On line 1 this file says "drewp is a FOAF Person:. On line 2 it says "drep says "Hello World"".

RDFLib can guess what format the file is by the file ending (".nt" is commonly used for n-triples) so you can just use
:meth:`~rdflib.graph.Graph.parse` to read in the file.
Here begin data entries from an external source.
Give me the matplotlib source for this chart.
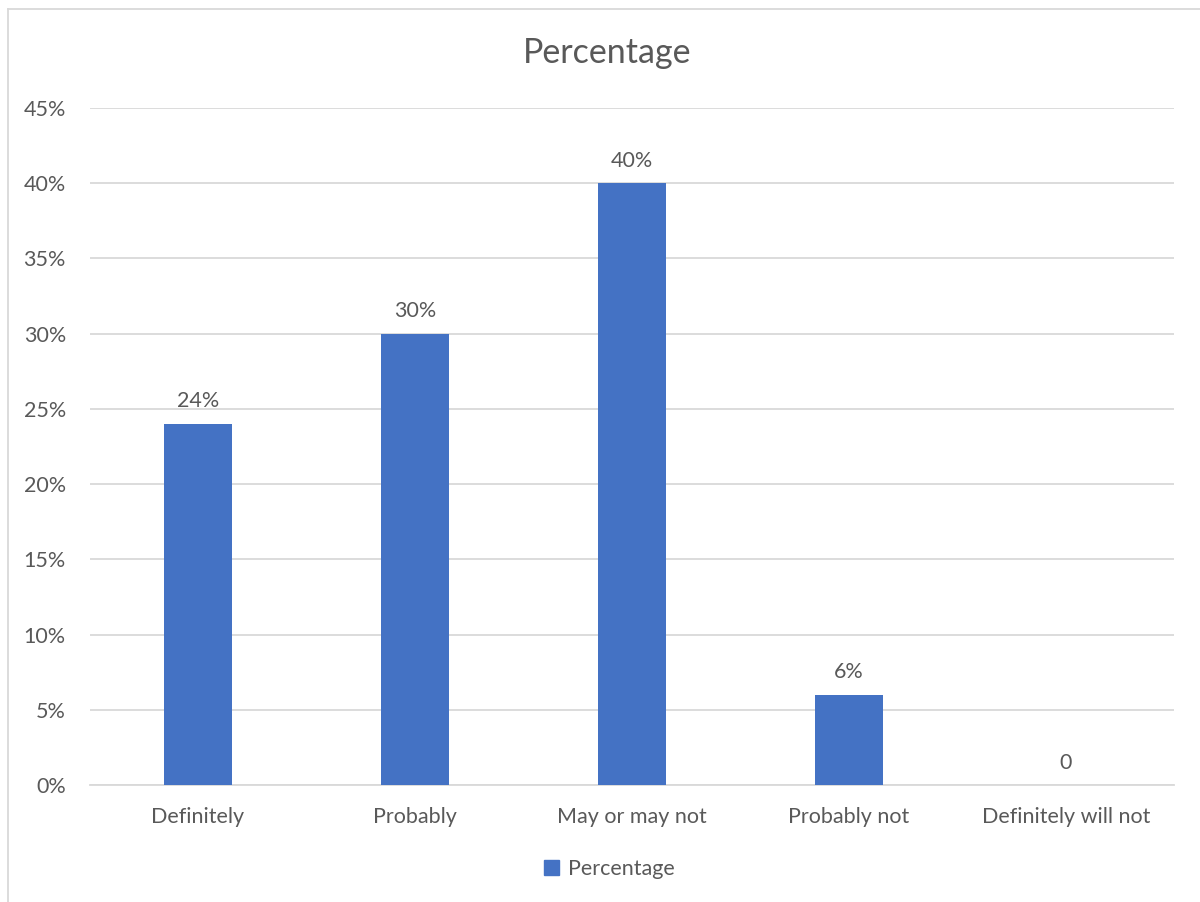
import matplotlib.pyplot as plt
from matplotlib.lines import Line2D
from matplotlib.patches import Patch

# survey answers and share of respondents
categories = ["Definitely", "Probably", "May or may not", "Probably not", "Definitely will not"]
values = [0.24, 0.30, 0.40, 0.06, 0.0]
labels = ["24%", "30%", "40%", "6%", "0"]
yticks = [0, 0.05, 0.10, 0.15, 0.20, 0.25, 0.30, 0.35, 0.40, 0.45]

BLUE = "#4472C4"
TEXT = "#595959"
GRID = "#D9D9D9"
FS = 15.5

plt.rcParams['font.family'] = ['Lato', 'DejaVu Sans']

fig = plt.figure(figsize=(12, 9.02), dpi=100)
ax = fig.add_axes([0.0746, 0.1297, 0.904, 0.7506])

x = range(len(categories))
ax.bar(x, values, width=0.31, color=BLUE, zorder=3)

for xi, v, lab in zip(x, values, labels):
    ax.annotate(lab, (xi, v), xytext=(0, 9), textcoords="offset points",
                ha="center", va="bottom", fontsize=FS, color=TEXT)

ax.set_xlim(-0.5, len(categories) - 0.5)
ax.set_ylim(0, 0.45)
ax.set_yticks(yticks)
ax.set_yticklabels([f"{int(round(t * 100))}%" for t in yticks])
ax.set_xticks(list(x))
ax.set_xticklabels(categories)
ax.tick_params(axis="both", length=0, labelsize=FS, labelcolor=TEXT)
ax.tick_params(axis="y", pad=17)
ax.tick_params(axis="x", pad=16)
ax.grid(axis="y", color=GRID, linewidth=1.3, zorder=0)
for side in ["top", "right", "left"]:
    ax.spines[side].set_visible(False)
ax.spines["bottom"].set_color(GRID)
ax.spines["bottom"].set_linewidth(1.3)

fig.text(0.506, 0.941, "Percentage", ha="center", va="center", fontsize=24.5, color=TEXT)

fig.legend(handles=[Patch(color=BLUE, label="Percentage")], loc="center",
           bbox_to_anchor=(0.508, 0.037), frameon=False, fontsize=FS,
           handlelength=0.7, handleheight=0.7, handletextpad=0.4, labelcolor=TEXT)

# chart frame (left and top edges visible)
fig.add_artist(Line2D([8 / 1200, 8 / 1200], [0, 1 - 9 / 902], color=GRID, linewidth=1.3))
fig.add_artist(Line2D([8 / 1200, 1], [1 - 9 / 902, 1 - 9 / 902], color=GRID, linewidth=1.3))

fig.savefig("out.png", dpi=100, facecolor="white")
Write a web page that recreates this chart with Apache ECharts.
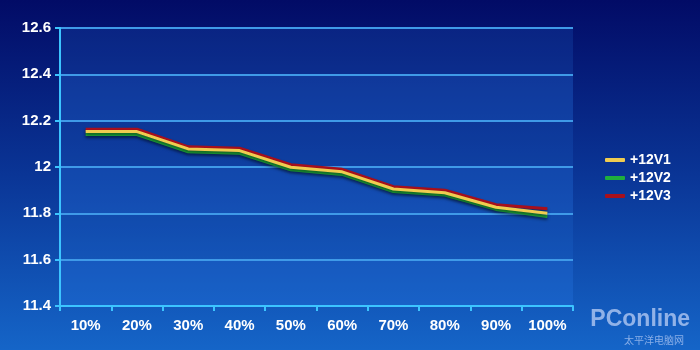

If the file had a non-standard RDF file ending, you could set the
keyword-parameter ``format`` to specify either an Internet Media Type or the format name (a :doc:`list of available
parsers <plugin_parsers>` is available).

In an interactive python interpreter, try this:

.. code-block:: python

    from rdflib import Graph

    g = Graph()
    g.parse("demo.nt")

    print(len(g))
    # prints: 2

    import pprint
    for stmt in g:
        pprint.pprint(stmt)
    # prints:
    # (rdflib.term.URIRef('http://example.com/drewp'),
    #  rdflib.term.URIRef('http://example.com/says'),
    #  rdflib.term.Literal('Hello World'))
    # (rdflib.term.URIRef('http://example.com/drewp'),
    #  rdflib.term.URIRef('http://www.w3.org/1999/02/22-rdf-syntax-ns#type'),
    #  rdflib.term.URIRef('http://xmlns.com/foaf/0.1/Person'))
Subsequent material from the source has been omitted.